As the photos show, the left abutment remains intact, but shortly beyond, a large amount of rock including a portion of the right abutment has fallen. The arc of rock that remains shows no fractures in the photos, but it showed no fractures in the earlier photos either. Standing under the arch, it appears as though much of the lower right front of the span has fallen.
Ring Arch may be seen almost directly west from the park road from a long pullout on the west side of the road (NABSQNO 12S-621729-4278463) about 0.15 miles southwest of the center of the Courthouse Wash Bridge. Binoculars will help, as the arch is about 1.3 miles from the road and the arch location is not obvious.
There is no established trail to Ring Arch. Walking directly to it from the park road view is not recommended since it is difficult to avoid disturbing sensitive desert soils. It’s also unpleasant to deal with the stickers in dense patches of Russian thistle and several tumbleweed-filled drainages. A better route starts on a use trail at the parking area on the northwest side of Courthouse Wash (12-622006- 4278791).

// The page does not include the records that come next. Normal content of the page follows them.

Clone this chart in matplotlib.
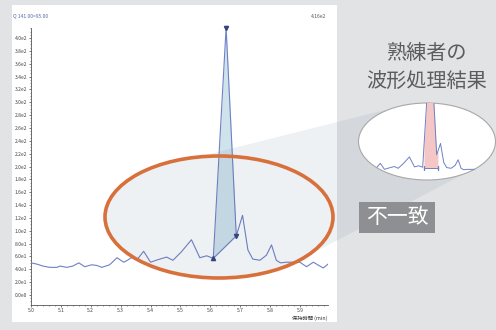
import numpy as np
import matplotlib.pyplot as plt
from matplotlib.patches import Ellipse, Rectangle, Polygon
from matplotlib.ticker import MultipleLocator, FuncFormatter

plt.rcParams['font.family'] = ['Noto Sans CJK JP', 'DejaVu Sans']

# chromatogram trace (retention time in min, intensity)
times = [5.000, 5.020, 5.040, 5.063, 5.087, 5.097, 5.120, 5.140, 5.160, 5.180,
         5.203, 5.220, 5.237, 5.263, 5.288, 5.310, 5.323, 5.335, 5.355, 5.377,
         5.400, 5.425, 5.454, 5.475, 5.503, 5.537, 5.565, 5.588, 5.610, 5.653,
         5.687, 5.708, 5.726, 5.742, 5.766, 5.788, 5.805, 5.821, 5.835, 5.855,
         5.878, 5.900, 5.922, 5.945, 5.978, 5.994]
values = [50, 48, 45, 43, 43, 45, 43, 45, 50, 44,
          47, 46, 43, 47, 58, 51, 54, 58, 55, 68,
          51, 55, 59, 54, 67, 86, 58, 61, 57, 416,
          92, 124, 70, 56, 54, 62, 78, 54, 50, 51,
          51, 51, 44, 51, 42, 48]

# automatic integration (markers) and expert integration (inset)
auto_start = (5.610, 57)
auto_apex = (5.653, 416)
auto_end = (5.687, 92)
expert_start = 5.617
expert_end = 5.694
expert_base = 55

x_ticks = [5.0, 5.1, 5.2, 5.3, 5.4, 5.5, 5.6, 5.7, 5.8, 5.9]
y_ticks = list(range(0, 401, 20))

W, H = 496, 330
blue = '#6f80c4'
dark = '#34437e'

fig = plt.figure(figsize=(W / 100, H / 100), dpi=100)
fig.patch.set_facecolor('#e2e3e5')

# white panel behind the chart
fig.add_artist(Rectangle((12 / W, (H - 322) / H), 325 / W, 317 / H,
                         transform=fig.transFigure, facecolor='white',
                         edgecolor='none', zorder=-1))


def sci(v, pos=None):
    if v == 0:
        return '0.0e0'
    e = int(np.floor(np.log10(abs(v)) + 1e-9))
    return f'{v / 10 ** e:.1f}e{e}'


ax = fig.add_axes([31 / W, (H - 305) / H, 297 / W, 277 / H])
ax.set_facecolor('none')
ax.plot(times, values, color=blue, lw=0.8, zorder=3)

# auto-integrated peak area
seg = [i for i, t in enumerate(times) if auto_start[0] <= t <= auto_end[0]]
seg_t = np.array([times[i] for i in seg])
seg_v = np.array([values[i] for i in seg])
base = np.interp(seg_t, [auto_start[0], auto_end[0]], [auto_start[1], auto_end[1]])
ax.fill_between(seg_t, seg_v, base, color='#cfe3ec', lw=0, zorder=2)
ax.plot([auto_start[0], auto_end[0]], [auto_start[1], auto_end[1]], color=blue, lw=0.8, zorder=3)
ax.plot(*auto_start, marker='^', ms=3, color=dark, clip_on=False, zorder=4)
ax.plot(*auto_end, marker='v', ms=3, color=dark, clip_on=False, zorder=4)
ax.plot(*auto_apex, marker='v', ms=3, color=dark, clip_on=False, zorder=4)

ax.set_xlim(5.0, 5.994)
ax.set_ylim(-15.6, 415.6)
ax.set_xticks(x_ticks)
ax.set_xticklabels([f'{t:.1f}' for t in x_ticks])
ax.xaxis.set_minor_locator(MultipleLocator(0.02))
ax.set_yticks(y_ticks)
ax.yaxis.set_major_formatter(FuncFormatter(sci))
ax.yaxis.set_minor_locator(MultipleLocator(5))
ax.tick_params(labelsize=3.6, colors='#444444', width=0.5, length=1.8, pad=0.8)
ax.tick_params(axis='x', length=1.5, pad=0.3)
ax.tick_params(which='minor', width=0.4, length=1.0, colors='#444444')
for s in ['top', 'right']:
    ax.spines[s].set_visible(False)
for s in ['left', 'bottom']:
    ax.spines[s].set_linewidth(0.6)
    ax.spines[s].set_color('#555555')

# overlay in pixel coordinates for the callout
ov = fig.add_axes([0, 0, 1, 1])
ov.set_xlim(0, W)
ov.set_ylim(H, 0)
ov.axis('off')
ov.patch.set_alpha(0)

cx, cy, a, b = 219, 217, 114, 61
th_u = np.arctan2((157 - cy) / b, (197 - cx) / a)
th_l = np.arctan2((257 - cy) / b, (300 - cx) / a)
th = np.linspace(th_u, th_l - 2 * np.pi, 120)
arc = np.column_stack([cx + a * np.cos(th), cy + b * np.sin(th)])
wedge = np.vstack([arc, [[462, 175], [427, 141], [385, 110]]])
ov.add_patch(Polygon(wedge, closed=True, facecolor=(0.27, 0.39, 0.49), alpha=0.085, lw=0))
ov.add_patch(Ellipse((cx, cy), 2 * a, 2 * b, fill=False, edgecolor='#d8703c', lw=2.6))
ov.add_patch(Ellipse((427, 141.5), 137, 77, facecolor='white', edgecolor='#a8a8a8', lw=0.8))

ov.text(13, 16, 'Q 141.00>95.00', fontsize=3.6, color='#5a68a8', va='center')
ov.text(311, 16, '4.16e2', fontsize=3.6, color='#555555', va='center')
ov.text(327, 318, '保持時間 (min)', fontsize=3.8, color='#333333', ha='right', va='center')

ov.text(427, 53, '熟練者の', fontsize=14.5, color='#5c5c5c', ha='center', va='center')
ov.text(427, 82, '波形処理結果', fontsize=14.5, color='#5c5c5c', ha='center', va='center')
ov.add_patch(Rectangle((359, 202), 76, 31, facecolor='#8e8f92', edgecolor='none'))
ov.text(397, 217, '不一致', fontsize=15, color='white', ha='center', va='center')

# zoomed view of the expert's result, clipped to the small ellipse
ins = fig.add_axes([359 / W, (H - 180) / H, 137 / W, 77 / H])
ins.set_xlim(5.26, 6.013)
ins.set_ylim(21, 238)
ins.axis('off')
ins.patch.set_alpha(0)
clip = Ellipse((0.5, 0.5), 1, 1, transform=ins.transAxes)

pk_t = [expert_start] + [t for t in times if expert_start < t < expert_end] + [expert_end]
pk_v = np.interp(pk_t, times, values)
f = ins.fill_between(pk_t, pk_v, expert_base, color='#f5c6c6', lw=0)
f.set_clip_path(clip)
ln, = ins.plot(times, values, color=blue, lw=0.7)
ln.set_clip_path(clip)
bl, = ins.plot([expert_start, expert_end], [expert_base, expert_base], color=blue, lw=0.7,
               marker='|', ms=3)
bl.set_clip_path(clip)

fig.savefig('out.png', dpi=100, facecolor=fig.get_facecolor())
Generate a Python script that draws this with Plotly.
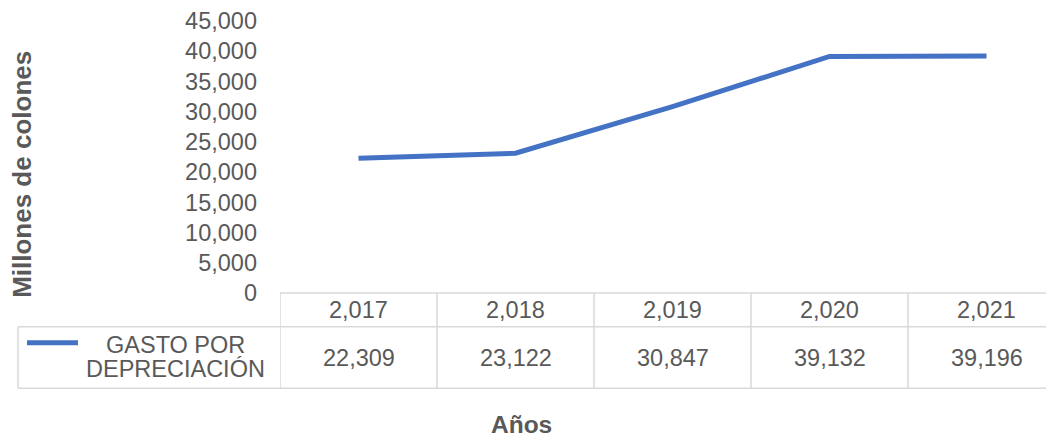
import plotly.graph_objects as go

# ---- data ----
years = [2017, 2018, 2019, 2020, 2021]
year_labels = ["2,017", "2,018", "2,019", "2,020", "2,021"]
gasto = [22309, 23122, 30847, 39132, 39196]
series_name_lines = ["GASTO POR", "DEPRECIACIÓN"]
y_title = "Millones de colones"
x_title = "Años"

# ---- layout constants (reference pixel frame; page body has 8px margin) ----
OFF = 8
W, H = 1054 - OFF, 438 - OFF
PLOT_L, PLOT_R, PLOT_T, PLOT_B = 280, 1054, 19, 293
ML, MT = PLOT_L - OFF, PLOT_T - OFF
MR, MB = W - (PLOT_R - OFF), H - (PLOT_B - OFF)
PW, PH = PLOT_R - PLOT_L, PLOT_B - PLOT_T
COL_W = 157.0
BLUE = "#4472C4"
TXT = "#595959"
GRID = "#D9D9D9"
FONT = "Liberation Sans, Arial, sans-serif"


def py(p):  # reference pixel y -> paper y
    return (PLOT_B - p) / PH


def px(p):  # reference pixel x -> paper x
    return (p - PLOT_L) / PW


xs = list(range(len(years)))

fig = go.Figure()
fig.add_trace(go.Scatter(
    x=xs, y=gasto, mode="lines",
    line=dict(color=BLUE, width=5),
    showlegend=False, hoverinfo="skip", cliponaxis=False,
))

shapes = []
row_top, row_mid, row_bot = 293, 327, 389
shapes.append(dict(type="line", xref="paper", yref="paper", x0=0, x1=1,
                   y0=py(row_top), y1=py(row_top), line=dict(color=GRID, width=1.5)))
for yy in (row_mid, row_bot):
    shapes.append(dict(type="line", xref="paper", yref="paper", x0=px(18), x1=1,
                       y0=py(yy), y1=py(yy), line=dict(color=GRID, width=1.5)))
for i in range(len(years)):
    shapes.append(dict(type="line", xref="x", yref="paper", x0=i - 0.5, x1=i - 0.5,
                       y0=py(row_top), y1=py(row_bot), line=dict(color=GRID, width=1.5)))
shapes.append(dict(type="line", xref="paper", yref="paper", x0=px(18), x1=px(18),
                   y0=py(row_mid), y1=py(row_bot), line=dict(color=GRID, width=1.5)))
shapes.append(dict(type="line", xref="paper", yref="paper", x0=px(27), x1=px(78),
                   y0=py(343), y1=py(343), line=dict(color=BLUE, width=5)))

annotations = []
for i, (lab, v) in enumerate(zip(year_labels, gasto)):
    annotations.append(dict(x=i, y=py(310), xref="x", yref="paper", text=lab,
                            showarrow=False, xanchor="center", yanchor="middle",
                            font=dict(family=FONT, size=23.5, color=TXT)))
    annotations.append(dict(x=i, y=py(358), xref="x", yref="paper", text=f"{v:,}",
                            showarrow=False, xanchor="center", yanchor="middle",
                            font=dict(family=FONT, size=23.5, color=TXT)))
for line_txt, yy in zip(series_name_lines, (345, 370)):
    annotations.append(dict(x=px(175), y=py(yy), xref="paper", yref="paper", text=line_txt,
                            showarrow=False, xanchor="center", yanchor="middle",
                            font=dict(family=FONT, size=23.5, color=TXT)))
annotations.append(dict(x=px(22), y=py(174), xref="paper", yref="paper", text=y_title,
                        showarrow=False, textangle=-90, xanchor="center", yanchor="middle",
                        font=dict(family=FONT, size=26, color=TXT, weight="bold")))
annotations.append(dict(x=px(521), y=py(425), xref="paper", yref="paper", text=x_title,
                        showarrow=False, xanchor="center", yanchor="middle",
                        font=dict(family=FONT, size=24.5, color=TXT, weight="bold")))

fig.update_layout(
    width=W, height=H,
    margin=dict(l=ML, r=MR, t=MT, b=MB, pad=0),
    paper_bgcolor="white", plot_bgcolor="white",
    shapes=shapes, annotations=annotations,
    xaxis=dict(range=[-0.5, -0.5 + PW / COL_W], showticklabels=False, showgrid=False,
               zeroline=False, showline=False, ticks=""),
    yaxis=dict(range=[0, 45000], tickvals=list(range(0, 45001, 5000)), tickformat=",",
               showgrid=False, zeroline=False, showline=False, ticks="",
               ticklabelstandoff=22, ticklabeloverflow="allow",
               tickfont=dict(family=FONT, size=23.5, color=TXT)),
)

fig.write_html("out.html")
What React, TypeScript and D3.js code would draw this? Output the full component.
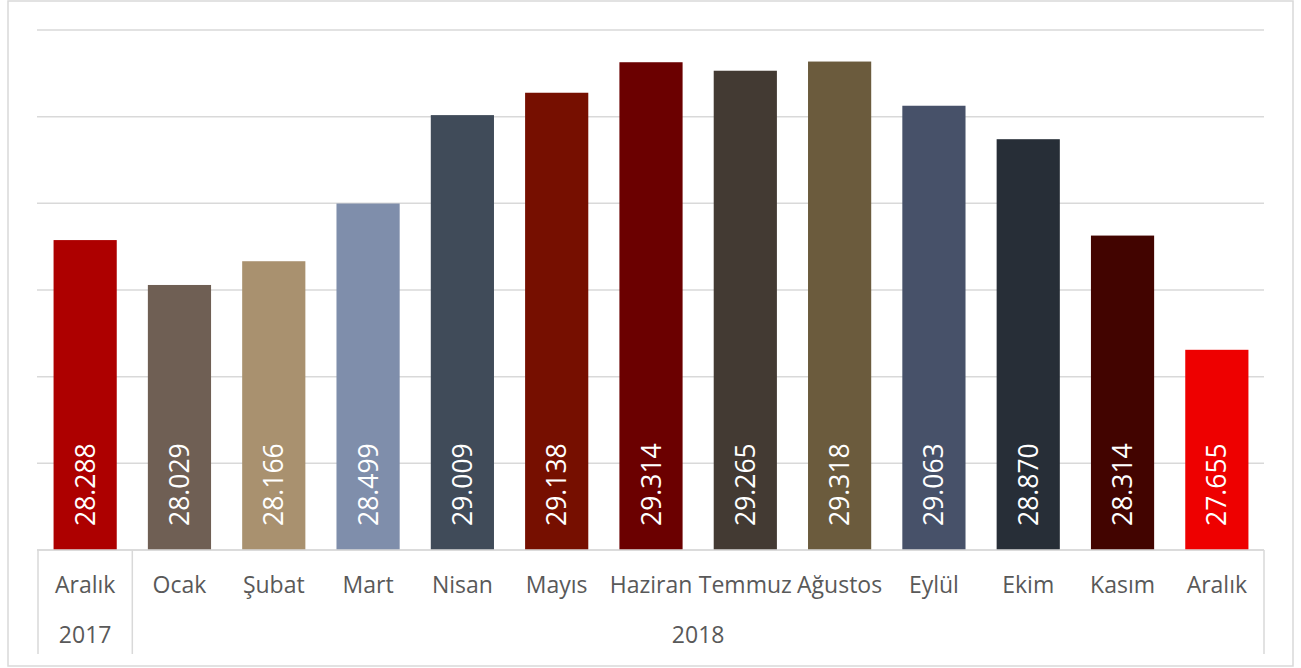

Ring Arch is tucked in a northeastward facing alcove and has morning sun. Courthouse Wash can have standing water, serious mud, and voracious seasonal biting insects. Walks taken after a dry spell and when insect populations are low are recommended. If you are good at finding use trails and return the way you came, your round-trip walk will be about 4.0 miles. This is a wonderfully pristine area, so stay in drainages when possible and do your best to insure there is only one narrow footpath leading to the arch.
Ring Arch is a very old pothole type natural arch, which has formed in the Slick Rock Member of Entrada Sandstone. The Slick Rock Member was deposited in tidal mudflats, beaches, and sand dunes during the Middle Jurassic period between 180 and 140 million years ago.
Sources agree that Harry Reed, a Moab photographer and custodian of what was then Arches National Monument, first reported Ring Arch in 1940. Slim Mabery, a former district ranger at the monument, named the arch in 1961. The name comes from the shape of the arch. According to the World Arch Database, Ring Arch’s span is 45’ with a height of 39’. After the recent rockfall, the arch may be marginally taller.